Written problem:
Gather every line below where "this" appears.

+++ Provided entries +++

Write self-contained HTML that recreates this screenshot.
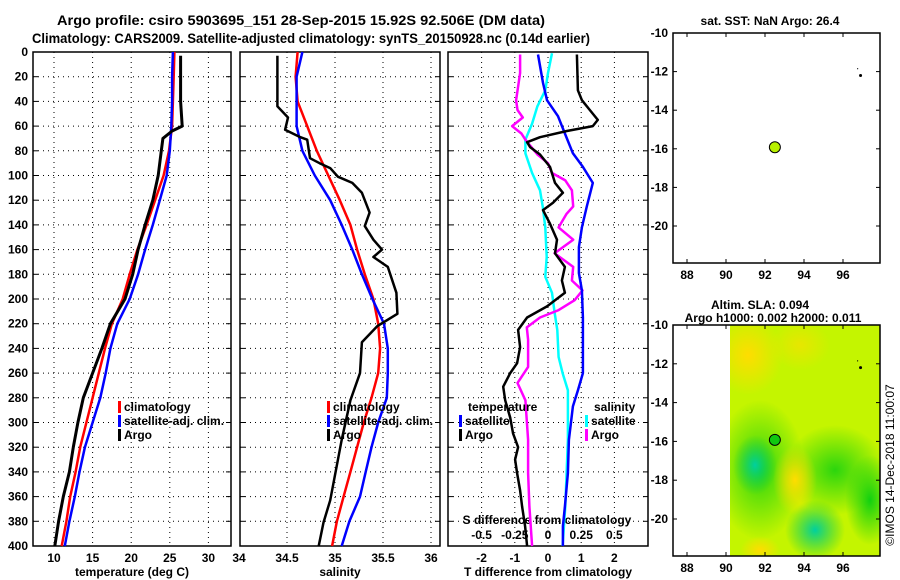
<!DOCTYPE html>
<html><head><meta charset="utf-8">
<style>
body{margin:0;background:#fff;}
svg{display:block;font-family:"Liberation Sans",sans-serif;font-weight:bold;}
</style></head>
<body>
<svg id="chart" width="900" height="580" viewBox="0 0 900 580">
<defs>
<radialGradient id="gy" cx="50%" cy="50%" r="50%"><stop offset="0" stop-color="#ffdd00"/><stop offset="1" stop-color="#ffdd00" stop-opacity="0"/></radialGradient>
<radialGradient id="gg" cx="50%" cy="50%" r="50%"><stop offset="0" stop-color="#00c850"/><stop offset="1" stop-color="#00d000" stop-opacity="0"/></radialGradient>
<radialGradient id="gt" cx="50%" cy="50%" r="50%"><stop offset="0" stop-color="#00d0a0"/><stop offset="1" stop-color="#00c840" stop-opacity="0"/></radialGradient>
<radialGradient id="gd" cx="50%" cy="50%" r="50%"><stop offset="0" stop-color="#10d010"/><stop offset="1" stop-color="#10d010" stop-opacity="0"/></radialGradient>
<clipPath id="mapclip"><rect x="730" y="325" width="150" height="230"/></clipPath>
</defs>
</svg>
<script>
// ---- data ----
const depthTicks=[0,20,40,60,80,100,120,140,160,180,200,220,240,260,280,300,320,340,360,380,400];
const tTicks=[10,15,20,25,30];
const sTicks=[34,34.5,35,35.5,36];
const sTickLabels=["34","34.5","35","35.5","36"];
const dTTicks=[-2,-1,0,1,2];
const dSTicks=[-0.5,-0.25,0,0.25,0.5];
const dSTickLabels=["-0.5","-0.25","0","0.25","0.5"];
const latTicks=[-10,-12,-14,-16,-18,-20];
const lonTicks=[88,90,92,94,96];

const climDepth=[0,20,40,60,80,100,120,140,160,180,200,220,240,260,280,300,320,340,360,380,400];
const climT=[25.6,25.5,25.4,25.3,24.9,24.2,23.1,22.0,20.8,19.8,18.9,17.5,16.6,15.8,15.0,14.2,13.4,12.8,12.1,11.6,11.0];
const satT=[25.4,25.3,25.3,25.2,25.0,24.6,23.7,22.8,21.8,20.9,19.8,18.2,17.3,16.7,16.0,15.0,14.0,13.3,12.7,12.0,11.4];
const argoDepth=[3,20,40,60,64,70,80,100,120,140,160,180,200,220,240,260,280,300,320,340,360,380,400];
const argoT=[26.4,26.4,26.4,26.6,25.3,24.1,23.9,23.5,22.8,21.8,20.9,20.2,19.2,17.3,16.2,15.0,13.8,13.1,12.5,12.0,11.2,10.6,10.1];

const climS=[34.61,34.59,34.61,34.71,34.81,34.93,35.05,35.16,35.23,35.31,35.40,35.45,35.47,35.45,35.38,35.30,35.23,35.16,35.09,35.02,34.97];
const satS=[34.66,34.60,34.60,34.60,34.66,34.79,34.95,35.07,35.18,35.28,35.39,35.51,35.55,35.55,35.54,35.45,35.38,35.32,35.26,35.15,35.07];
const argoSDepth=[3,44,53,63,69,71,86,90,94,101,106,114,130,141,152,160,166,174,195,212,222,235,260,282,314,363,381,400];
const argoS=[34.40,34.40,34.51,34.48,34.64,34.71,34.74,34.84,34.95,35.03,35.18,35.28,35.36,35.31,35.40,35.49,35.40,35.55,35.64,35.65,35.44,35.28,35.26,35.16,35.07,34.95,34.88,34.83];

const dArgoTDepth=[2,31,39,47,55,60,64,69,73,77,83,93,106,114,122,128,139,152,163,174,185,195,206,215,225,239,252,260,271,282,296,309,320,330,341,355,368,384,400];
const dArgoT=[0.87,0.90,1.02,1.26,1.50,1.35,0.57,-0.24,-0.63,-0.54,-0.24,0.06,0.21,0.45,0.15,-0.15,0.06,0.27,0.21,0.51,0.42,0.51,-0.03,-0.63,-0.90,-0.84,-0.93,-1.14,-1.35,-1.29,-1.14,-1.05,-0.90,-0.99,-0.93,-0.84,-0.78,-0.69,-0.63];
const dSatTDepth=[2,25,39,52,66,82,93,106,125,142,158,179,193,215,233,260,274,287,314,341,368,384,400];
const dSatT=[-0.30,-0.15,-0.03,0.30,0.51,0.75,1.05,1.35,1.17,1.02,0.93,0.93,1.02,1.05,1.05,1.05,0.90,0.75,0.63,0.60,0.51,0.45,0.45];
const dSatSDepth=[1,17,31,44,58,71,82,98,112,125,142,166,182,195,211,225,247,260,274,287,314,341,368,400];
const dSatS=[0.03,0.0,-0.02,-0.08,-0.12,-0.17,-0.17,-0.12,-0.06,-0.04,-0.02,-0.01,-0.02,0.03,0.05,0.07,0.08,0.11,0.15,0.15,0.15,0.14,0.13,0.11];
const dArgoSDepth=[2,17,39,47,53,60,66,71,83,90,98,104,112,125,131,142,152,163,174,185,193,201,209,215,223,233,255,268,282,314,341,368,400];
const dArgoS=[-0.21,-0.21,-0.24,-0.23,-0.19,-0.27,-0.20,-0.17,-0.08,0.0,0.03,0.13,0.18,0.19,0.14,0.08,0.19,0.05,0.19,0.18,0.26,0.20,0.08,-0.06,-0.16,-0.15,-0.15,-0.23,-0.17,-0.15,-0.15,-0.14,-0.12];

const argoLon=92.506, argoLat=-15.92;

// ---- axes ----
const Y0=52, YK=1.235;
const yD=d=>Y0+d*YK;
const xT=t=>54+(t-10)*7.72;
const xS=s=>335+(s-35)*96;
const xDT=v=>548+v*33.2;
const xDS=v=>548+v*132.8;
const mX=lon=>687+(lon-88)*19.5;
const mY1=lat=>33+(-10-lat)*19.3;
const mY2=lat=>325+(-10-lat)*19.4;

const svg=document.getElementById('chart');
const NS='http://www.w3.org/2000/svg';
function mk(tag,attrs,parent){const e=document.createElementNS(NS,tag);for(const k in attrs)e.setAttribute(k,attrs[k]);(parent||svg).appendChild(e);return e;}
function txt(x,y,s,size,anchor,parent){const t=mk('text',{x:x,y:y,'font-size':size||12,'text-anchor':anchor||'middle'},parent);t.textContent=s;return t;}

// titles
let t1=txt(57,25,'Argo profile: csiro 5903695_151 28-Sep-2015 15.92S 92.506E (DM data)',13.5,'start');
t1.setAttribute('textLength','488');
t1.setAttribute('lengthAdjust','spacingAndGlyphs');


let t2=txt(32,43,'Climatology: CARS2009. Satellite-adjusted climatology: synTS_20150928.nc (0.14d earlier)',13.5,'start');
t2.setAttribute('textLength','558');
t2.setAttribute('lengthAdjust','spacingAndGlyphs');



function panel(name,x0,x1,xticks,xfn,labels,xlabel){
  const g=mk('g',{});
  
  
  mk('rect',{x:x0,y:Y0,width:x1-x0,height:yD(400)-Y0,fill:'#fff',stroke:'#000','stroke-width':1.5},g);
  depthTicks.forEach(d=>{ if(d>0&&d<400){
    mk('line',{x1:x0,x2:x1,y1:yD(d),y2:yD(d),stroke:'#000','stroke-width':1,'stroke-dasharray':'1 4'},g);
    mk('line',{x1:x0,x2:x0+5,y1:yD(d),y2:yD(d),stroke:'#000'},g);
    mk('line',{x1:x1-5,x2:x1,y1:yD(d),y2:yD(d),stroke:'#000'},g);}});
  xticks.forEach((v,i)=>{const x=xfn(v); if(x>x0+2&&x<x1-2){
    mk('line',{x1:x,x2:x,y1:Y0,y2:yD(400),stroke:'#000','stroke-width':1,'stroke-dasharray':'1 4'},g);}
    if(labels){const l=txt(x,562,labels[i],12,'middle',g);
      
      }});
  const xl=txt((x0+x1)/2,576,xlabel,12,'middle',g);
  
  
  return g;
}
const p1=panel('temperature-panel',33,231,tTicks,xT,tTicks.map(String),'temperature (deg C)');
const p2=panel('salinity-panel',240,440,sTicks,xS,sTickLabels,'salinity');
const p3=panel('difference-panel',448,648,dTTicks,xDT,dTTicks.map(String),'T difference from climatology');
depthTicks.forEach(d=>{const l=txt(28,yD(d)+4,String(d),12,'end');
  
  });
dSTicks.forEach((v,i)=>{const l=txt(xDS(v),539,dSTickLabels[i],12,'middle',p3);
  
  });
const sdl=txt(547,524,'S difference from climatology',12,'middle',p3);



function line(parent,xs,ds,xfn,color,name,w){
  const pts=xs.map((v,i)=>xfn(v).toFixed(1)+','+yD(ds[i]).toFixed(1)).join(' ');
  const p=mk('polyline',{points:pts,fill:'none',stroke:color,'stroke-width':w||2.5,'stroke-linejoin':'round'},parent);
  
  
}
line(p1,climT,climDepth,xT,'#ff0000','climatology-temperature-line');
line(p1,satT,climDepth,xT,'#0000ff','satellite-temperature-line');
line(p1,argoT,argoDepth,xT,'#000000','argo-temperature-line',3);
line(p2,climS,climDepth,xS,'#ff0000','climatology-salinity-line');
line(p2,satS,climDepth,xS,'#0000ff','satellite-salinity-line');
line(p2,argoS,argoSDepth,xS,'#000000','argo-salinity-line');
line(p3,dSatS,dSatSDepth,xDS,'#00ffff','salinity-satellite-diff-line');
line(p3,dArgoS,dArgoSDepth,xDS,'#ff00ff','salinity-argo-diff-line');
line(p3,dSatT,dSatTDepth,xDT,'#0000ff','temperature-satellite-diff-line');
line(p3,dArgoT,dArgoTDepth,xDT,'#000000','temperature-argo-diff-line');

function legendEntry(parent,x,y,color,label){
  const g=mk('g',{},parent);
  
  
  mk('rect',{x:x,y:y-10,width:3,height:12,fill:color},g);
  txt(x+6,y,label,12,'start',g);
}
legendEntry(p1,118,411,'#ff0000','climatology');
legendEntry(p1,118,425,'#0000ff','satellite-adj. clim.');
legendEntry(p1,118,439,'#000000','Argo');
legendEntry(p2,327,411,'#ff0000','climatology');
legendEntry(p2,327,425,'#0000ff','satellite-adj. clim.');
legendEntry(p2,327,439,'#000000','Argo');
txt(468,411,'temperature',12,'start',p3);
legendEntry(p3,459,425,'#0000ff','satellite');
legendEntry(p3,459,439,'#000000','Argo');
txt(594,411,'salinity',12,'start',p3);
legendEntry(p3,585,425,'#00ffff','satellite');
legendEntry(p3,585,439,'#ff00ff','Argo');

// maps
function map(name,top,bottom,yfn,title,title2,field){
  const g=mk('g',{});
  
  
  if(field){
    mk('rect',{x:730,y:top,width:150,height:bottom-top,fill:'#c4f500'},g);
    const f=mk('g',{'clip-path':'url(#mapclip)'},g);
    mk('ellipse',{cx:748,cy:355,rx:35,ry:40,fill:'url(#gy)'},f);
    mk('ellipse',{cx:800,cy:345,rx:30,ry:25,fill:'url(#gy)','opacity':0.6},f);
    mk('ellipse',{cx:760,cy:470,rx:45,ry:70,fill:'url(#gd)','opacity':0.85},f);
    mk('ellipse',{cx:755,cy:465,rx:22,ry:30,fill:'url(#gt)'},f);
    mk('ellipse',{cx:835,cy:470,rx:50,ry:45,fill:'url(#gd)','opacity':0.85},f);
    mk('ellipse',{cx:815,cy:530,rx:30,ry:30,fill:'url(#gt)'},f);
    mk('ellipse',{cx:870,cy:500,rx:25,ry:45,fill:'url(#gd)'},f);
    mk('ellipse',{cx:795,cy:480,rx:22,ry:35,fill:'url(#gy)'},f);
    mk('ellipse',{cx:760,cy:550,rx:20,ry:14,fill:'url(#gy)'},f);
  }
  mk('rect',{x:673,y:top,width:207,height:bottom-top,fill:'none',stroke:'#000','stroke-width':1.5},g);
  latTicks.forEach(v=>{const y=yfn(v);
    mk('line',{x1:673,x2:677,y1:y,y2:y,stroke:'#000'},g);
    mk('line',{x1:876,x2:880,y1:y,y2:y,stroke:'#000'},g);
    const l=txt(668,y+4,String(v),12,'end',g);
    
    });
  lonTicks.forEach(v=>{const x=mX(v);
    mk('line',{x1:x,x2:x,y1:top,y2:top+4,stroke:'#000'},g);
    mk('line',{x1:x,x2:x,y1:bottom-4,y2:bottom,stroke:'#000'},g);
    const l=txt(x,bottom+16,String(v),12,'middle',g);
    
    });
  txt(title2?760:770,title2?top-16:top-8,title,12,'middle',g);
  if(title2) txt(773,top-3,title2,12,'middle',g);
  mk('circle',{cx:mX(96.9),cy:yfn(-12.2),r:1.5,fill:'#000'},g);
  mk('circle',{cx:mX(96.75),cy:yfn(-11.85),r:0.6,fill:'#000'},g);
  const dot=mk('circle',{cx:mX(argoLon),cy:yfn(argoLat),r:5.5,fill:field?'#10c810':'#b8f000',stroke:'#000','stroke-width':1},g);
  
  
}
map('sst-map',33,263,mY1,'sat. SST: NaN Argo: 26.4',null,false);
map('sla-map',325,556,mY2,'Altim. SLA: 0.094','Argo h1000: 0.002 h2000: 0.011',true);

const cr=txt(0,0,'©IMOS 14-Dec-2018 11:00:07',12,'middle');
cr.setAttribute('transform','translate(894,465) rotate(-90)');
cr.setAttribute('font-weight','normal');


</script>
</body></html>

+++
+++ Provided entries +++

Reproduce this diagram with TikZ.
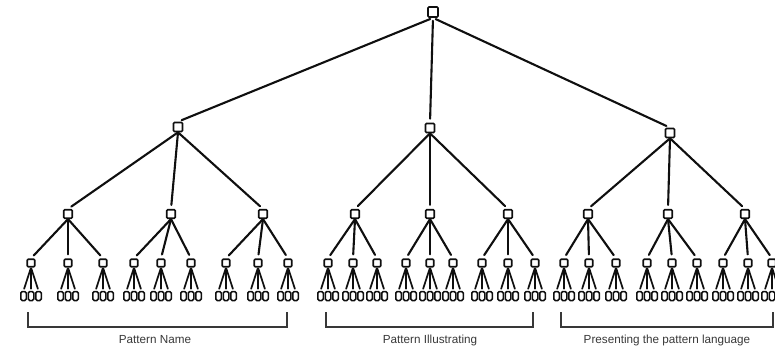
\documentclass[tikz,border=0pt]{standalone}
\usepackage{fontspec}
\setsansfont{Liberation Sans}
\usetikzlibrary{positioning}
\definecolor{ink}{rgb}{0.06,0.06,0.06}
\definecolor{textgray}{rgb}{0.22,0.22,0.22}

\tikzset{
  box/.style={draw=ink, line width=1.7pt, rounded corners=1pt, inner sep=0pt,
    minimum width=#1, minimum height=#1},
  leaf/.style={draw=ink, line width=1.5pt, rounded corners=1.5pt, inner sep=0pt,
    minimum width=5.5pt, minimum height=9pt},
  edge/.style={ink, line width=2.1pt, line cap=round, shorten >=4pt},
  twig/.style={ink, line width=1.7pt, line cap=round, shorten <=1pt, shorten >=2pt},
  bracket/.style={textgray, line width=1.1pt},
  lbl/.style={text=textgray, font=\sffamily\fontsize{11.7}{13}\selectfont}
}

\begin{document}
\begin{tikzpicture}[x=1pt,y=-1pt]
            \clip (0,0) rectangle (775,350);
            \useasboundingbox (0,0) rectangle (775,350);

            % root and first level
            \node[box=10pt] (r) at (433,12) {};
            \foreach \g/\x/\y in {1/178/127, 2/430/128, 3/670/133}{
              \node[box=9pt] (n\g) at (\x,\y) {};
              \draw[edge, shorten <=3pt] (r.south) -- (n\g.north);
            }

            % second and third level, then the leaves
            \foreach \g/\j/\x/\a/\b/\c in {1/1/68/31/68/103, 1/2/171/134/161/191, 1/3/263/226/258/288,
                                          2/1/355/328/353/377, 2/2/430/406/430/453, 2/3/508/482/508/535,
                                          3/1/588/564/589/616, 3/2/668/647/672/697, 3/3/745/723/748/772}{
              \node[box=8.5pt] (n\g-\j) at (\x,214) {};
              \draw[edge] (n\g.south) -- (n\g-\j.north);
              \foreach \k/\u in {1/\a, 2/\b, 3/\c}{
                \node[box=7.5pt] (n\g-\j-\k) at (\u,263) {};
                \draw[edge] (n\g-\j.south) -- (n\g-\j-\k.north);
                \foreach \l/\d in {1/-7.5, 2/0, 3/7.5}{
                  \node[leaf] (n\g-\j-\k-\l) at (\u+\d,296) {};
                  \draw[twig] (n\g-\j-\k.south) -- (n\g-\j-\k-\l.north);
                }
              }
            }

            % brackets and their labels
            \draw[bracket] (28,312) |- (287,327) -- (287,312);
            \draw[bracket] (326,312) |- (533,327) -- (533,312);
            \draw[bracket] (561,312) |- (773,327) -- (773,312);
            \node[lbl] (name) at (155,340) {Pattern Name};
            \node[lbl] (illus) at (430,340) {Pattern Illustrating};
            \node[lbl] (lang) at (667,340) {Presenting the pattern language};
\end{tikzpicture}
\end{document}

+++

The result:
Write self-contained HTML that recreates this screenshot.
Reproduce this diagram with TikZ.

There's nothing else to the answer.